NO WHERE TO TURN: The United Nations has recorded 35 LGBT people from Uganda in its refugee camp in neighboring Kenya, reports Associated Press. But some are being targeted for hostilities by others among the 155,000 refugees in the camp, and the Kenyan parliament is considering a bill that would call for stoning foreign gays to death.
UGANDA AGITATOR MAKES THE BALLOT: Anti-gay activist Scott Lively, who has become notorious for promoting anti-gay legislation in Uganda, has turned in enough signatures to make the November ballot in Massachusetts’ governor’s race. Chances for Lively, running as a non-party candidate, are extremely remote; he’ll be one of five names on the ballot in a race heavily favored for either a Democrat or Republican. The major parties will pick their candidate next Tuesday, September 9, according to the Boston Globe.
PLAYWRIGHT ACTIVIST LARRY KRAMER RECOGNIZED: AIDS activist Larry Kramer’s “The Normal Heart” won Best Television Movie at the Emmys Monday night. A frail-looking Kramer came to the podium with Ryan Murphy, who directed the HBO movie and accepted the award, asking young people watching the show to “become young Larry Kramers.”
GAY DATING APP REVEALS USER LOCATION: Business Insider reported Friday that a dating app for gay men, called Grindr, has a “security flaw” that enabled an “anonymous internet user” to create a map that displays the names, photos, and locations of other Grindr users.
RAMS CUT MICHAEL SAM: The St. Louis Rams announced yesterday that they were cutting 21 players from its roster to meet the National Football League’s maximum of a 53-player team, and among those cut was openly gay player Michael Sam.

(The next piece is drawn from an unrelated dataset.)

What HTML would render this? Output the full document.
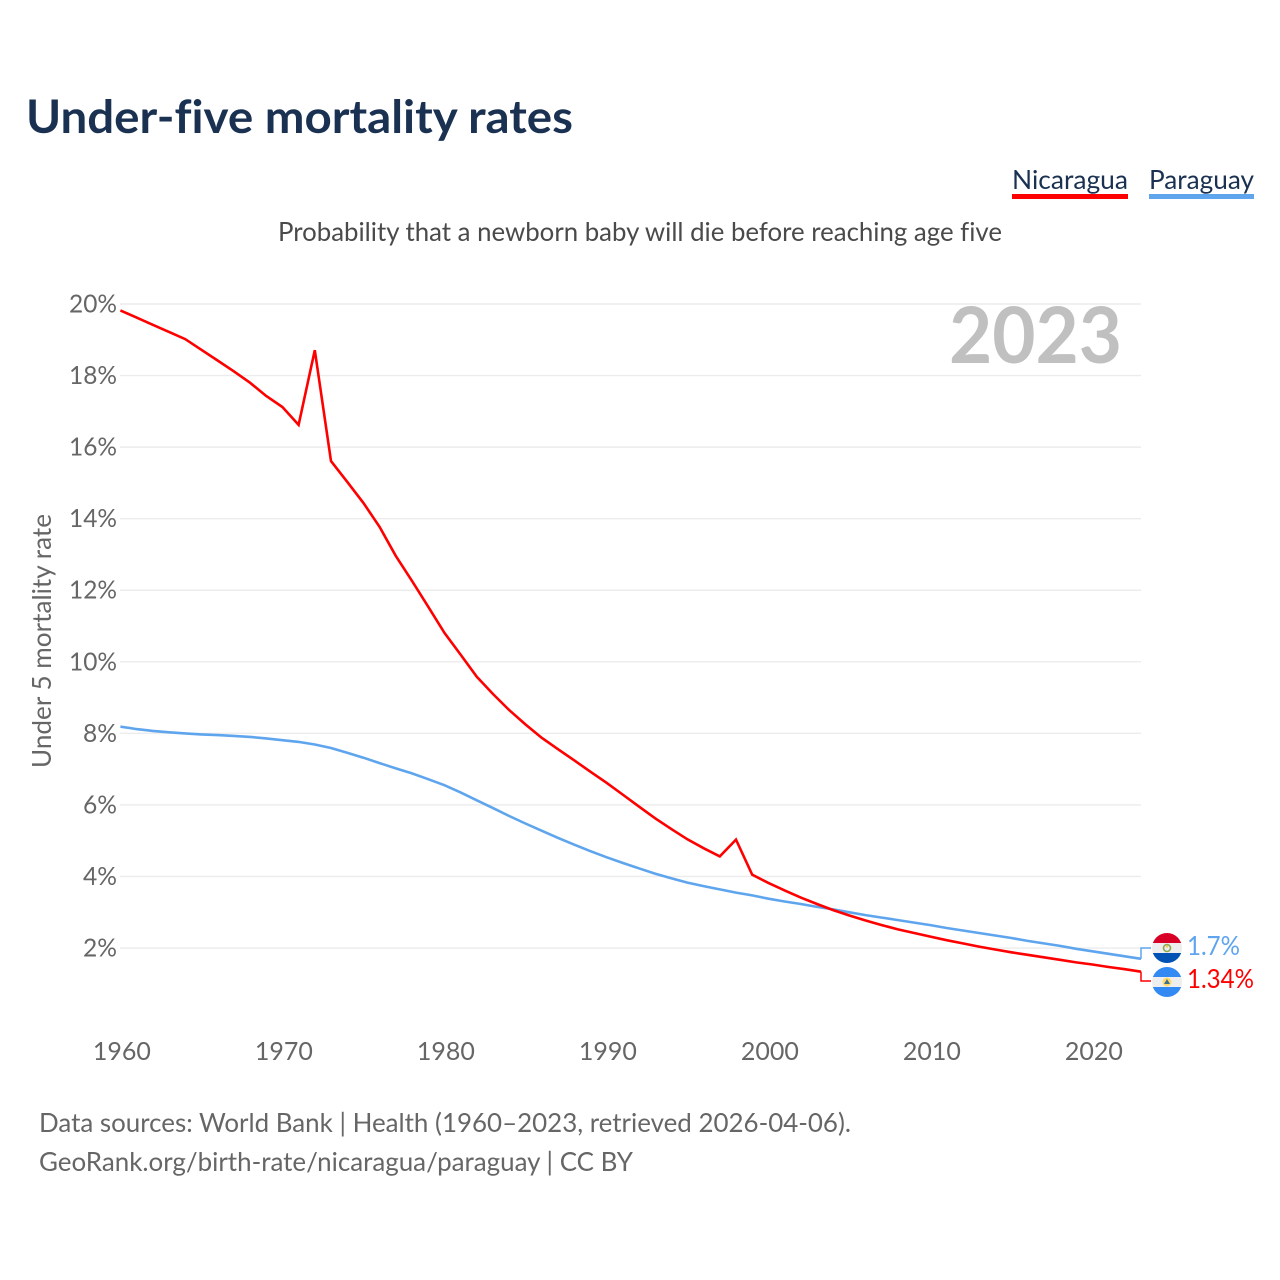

NFL PUNTER SETTLES DISPUTE: Pro gay football NFL player Chris Kluwe settled his wrongful termination dispute against his former team, the Minnesota Vikings, last week. According to the New York Times, Kluwe agreed not to file his intended lawsuit in return for agreements from the Vikings to make contributions to five LGBT charities during the next five years.